Entries with chart source code
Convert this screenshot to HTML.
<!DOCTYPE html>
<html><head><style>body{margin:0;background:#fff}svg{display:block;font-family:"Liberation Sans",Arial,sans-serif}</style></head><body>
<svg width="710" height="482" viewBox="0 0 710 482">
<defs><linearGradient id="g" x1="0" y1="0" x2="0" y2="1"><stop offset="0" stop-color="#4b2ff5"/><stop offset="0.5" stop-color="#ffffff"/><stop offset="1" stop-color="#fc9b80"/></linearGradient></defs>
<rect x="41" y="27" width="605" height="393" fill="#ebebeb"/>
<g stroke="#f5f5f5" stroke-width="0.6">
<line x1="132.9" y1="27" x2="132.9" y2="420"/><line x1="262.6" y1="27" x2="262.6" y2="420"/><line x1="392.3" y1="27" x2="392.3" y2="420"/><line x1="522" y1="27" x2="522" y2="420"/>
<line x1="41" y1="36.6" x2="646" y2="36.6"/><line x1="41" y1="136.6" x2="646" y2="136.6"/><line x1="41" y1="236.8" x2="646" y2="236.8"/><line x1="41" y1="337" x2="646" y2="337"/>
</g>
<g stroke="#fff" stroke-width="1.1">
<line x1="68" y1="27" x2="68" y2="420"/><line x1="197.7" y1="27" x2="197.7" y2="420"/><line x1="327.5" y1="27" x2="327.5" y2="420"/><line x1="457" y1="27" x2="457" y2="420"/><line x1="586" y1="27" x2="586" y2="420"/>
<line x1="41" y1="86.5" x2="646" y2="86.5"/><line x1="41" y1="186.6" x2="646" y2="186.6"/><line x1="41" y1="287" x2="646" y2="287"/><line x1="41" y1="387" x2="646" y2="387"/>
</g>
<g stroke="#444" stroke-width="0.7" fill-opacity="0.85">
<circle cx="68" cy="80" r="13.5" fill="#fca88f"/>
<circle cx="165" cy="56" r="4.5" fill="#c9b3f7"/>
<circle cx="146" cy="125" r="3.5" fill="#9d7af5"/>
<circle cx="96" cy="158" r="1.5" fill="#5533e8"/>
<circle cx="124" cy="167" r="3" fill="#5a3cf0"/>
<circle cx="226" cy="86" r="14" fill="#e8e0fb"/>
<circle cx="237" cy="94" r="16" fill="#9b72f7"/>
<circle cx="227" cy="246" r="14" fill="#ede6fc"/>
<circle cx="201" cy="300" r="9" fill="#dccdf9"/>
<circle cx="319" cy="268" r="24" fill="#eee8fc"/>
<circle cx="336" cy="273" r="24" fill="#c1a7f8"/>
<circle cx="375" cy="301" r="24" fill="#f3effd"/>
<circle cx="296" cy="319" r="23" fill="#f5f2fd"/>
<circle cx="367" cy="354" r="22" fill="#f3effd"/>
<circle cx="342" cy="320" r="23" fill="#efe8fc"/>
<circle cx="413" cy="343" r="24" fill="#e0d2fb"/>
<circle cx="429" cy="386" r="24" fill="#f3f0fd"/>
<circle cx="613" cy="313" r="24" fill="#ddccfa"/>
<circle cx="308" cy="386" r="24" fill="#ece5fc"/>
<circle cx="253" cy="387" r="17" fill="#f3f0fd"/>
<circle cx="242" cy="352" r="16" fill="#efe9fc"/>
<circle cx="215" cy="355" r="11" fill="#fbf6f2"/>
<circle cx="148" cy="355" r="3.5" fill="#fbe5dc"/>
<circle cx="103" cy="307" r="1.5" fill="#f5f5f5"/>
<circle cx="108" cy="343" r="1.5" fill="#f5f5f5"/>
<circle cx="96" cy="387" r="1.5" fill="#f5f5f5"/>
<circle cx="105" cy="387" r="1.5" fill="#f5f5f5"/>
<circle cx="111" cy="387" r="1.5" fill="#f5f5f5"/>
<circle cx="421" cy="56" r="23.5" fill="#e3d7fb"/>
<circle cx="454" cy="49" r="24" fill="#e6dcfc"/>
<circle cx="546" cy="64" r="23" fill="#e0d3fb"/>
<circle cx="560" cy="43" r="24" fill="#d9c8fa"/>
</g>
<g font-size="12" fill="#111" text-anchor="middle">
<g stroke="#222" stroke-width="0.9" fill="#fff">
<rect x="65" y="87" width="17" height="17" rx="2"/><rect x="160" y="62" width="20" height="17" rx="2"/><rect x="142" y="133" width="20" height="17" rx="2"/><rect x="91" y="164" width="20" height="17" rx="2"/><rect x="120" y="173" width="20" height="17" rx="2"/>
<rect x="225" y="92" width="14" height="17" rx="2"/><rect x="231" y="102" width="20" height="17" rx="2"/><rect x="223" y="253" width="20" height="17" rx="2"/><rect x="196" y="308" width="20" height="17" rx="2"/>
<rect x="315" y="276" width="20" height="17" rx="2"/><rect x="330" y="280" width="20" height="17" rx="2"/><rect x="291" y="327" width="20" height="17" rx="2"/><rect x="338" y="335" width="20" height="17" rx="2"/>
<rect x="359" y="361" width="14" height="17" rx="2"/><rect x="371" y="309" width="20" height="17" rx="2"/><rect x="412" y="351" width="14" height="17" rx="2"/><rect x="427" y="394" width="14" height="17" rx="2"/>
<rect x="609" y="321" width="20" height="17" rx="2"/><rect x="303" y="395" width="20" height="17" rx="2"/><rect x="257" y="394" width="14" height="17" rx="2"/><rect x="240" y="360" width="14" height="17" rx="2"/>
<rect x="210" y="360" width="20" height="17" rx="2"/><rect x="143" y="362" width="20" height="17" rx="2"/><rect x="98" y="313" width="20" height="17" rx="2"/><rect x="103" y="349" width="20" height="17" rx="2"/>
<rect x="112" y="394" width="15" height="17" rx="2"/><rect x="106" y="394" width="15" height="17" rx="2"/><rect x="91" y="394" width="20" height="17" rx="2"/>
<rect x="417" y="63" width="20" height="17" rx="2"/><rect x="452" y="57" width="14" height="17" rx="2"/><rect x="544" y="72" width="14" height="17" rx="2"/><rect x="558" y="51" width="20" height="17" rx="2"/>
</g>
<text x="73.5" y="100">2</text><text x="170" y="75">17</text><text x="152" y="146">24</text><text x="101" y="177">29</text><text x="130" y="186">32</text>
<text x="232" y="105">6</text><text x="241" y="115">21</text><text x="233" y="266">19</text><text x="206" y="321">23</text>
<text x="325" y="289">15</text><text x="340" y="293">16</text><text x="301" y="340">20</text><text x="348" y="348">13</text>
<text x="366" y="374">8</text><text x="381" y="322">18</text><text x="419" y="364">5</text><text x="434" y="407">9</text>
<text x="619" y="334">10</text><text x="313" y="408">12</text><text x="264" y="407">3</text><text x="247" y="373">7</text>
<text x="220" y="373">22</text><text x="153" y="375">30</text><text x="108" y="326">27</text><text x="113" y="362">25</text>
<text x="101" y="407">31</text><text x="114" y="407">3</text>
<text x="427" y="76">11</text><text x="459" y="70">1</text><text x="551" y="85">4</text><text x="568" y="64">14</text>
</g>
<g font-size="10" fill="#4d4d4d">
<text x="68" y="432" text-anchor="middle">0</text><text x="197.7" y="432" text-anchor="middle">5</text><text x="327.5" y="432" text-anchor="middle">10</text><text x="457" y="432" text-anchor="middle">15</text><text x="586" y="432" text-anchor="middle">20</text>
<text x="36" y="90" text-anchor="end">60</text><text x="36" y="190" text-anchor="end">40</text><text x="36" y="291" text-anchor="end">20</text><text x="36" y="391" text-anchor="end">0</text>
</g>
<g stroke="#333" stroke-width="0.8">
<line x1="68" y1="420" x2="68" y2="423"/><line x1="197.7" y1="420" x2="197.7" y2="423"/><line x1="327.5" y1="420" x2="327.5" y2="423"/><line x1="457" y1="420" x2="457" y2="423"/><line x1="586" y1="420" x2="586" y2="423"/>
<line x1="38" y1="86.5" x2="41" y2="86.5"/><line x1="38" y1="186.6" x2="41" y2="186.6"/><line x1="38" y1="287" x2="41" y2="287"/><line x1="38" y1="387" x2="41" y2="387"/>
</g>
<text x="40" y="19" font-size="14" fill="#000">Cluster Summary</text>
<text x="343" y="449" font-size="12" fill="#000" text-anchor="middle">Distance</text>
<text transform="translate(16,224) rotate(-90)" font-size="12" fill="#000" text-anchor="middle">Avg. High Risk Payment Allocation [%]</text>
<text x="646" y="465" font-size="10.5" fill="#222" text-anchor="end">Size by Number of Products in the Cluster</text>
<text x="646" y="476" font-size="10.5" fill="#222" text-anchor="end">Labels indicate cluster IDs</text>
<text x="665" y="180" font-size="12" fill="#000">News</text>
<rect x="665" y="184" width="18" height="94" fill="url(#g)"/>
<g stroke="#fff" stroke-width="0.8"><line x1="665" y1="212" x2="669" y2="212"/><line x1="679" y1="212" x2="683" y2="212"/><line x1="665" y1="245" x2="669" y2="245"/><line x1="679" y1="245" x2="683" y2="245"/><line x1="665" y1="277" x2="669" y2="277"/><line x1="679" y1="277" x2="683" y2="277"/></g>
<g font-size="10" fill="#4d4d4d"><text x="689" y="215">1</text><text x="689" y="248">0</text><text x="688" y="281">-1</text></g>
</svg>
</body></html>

...

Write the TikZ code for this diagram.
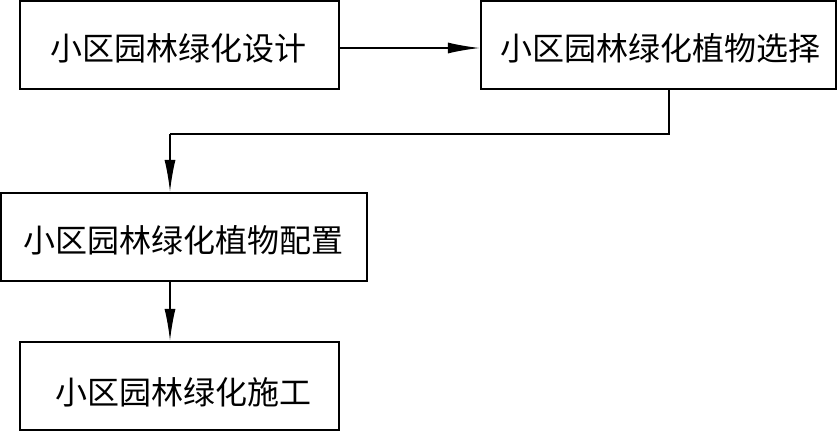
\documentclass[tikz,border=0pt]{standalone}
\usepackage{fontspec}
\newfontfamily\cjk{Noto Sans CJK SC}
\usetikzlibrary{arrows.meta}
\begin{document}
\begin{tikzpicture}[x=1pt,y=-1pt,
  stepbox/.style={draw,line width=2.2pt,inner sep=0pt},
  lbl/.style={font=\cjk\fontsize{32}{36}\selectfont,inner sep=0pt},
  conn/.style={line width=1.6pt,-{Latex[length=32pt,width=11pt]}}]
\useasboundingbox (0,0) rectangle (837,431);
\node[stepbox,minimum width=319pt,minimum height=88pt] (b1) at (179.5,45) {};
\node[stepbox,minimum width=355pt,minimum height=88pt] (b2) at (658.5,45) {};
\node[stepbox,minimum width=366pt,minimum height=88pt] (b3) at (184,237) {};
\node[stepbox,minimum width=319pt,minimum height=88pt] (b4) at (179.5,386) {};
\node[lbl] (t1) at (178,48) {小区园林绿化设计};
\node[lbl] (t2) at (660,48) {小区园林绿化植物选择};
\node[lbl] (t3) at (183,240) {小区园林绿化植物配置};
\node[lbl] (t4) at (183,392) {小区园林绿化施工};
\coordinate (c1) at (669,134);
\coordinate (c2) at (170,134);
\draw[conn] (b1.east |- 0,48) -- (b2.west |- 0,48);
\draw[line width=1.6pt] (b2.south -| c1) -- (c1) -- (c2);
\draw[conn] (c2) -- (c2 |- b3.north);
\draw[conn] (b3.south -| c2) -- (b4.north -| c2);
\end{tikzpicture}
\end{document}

--

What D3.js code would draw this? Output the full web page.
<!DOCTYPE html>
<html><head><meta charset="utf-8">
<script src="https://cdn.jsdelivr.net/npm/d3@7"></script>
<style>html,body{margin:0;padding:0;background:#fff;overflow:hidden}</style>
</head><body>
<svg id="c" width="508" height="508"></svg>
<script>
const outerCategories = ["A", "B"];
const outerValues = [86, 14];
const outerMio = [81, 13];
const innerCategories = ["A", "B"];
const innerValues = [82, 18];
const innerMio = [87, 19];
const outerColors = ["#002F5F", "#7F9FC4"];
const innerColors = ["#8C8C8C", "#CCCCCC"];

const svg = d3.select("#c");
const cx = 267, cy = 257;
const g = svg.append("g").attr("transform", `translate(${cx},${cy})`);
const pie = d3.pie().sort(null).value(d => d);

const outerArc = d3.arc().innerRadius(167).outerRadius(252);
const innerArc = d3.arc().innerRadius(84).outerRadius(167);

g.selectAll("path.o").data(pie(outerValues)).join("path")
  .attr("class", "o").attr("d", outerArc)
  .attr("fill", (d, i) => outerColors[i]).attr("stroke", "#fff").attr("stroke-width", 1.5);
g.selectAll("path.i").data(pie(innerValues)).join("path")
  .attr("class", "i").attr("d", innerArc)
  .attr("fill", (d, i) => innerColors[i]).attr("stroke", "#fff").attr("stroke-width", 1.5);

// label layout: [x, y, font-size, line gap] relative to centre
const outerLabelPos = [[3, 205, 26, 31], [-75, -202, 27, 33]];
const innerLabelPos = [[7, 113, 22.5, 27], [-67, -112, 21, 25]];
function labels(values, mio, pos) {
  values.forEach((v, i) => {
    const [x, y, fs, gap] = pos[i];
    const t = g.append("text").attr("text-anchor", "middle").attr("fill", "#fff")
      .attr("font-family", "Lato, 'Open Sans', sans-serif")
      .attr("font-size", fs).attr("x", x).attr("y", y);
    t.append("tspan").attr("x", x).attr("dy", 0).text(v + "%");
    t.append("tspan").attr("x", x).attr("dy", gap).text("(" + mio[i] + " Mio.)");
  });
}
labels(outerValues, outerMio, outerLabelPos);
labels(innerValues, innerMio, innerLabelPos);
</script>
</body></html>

• [EXERCISE GOAL]
Look back at the entries above and repeat, unchanged, every line from the line holding "What D3.js code" through the line holding "const innerArc = d3.arc().innerRadius(84).outerRadius(167);".

• [SOLUTION BELOW]
What D3.js code would draw this? Output the full web page.
<!DOCTYPE html>
<html><head><meta charset="utf-8">
<script src="https://cdn.jsdelivr.net/npm/d3@7"></script>
<style>html,body{margin:0;padding:0;background:#fff;overflow:hidden}</style>
</head><body>
<svg id="c" width="508" height="508"></svg>
<script>
const outerCategories = ["A", "B"];
const outerValues = [86, 14];
const outerMio = [81, 13];
const innerCategories = ["A", "B"];
const innerValues = [82, 18];
const innerMio = [87, 19];
const outerColors = ["#002F5F", "#7F9FC4"];
const innerColors = ["#8C8C8C", "#CCCCCC"];

const svg = d3.select("#c");
const cx = 267, cy = 257;
const g = svg.append("g").attr("transform", `translate(${cx},${cy})`);
const pie = d3.pie().sort(null).value(d => d);

const outerArc = d3.arc().innerRadius(167).outerRadius(252);
const innerArc = d3.arc().innerRadius(84).outerRadius(167);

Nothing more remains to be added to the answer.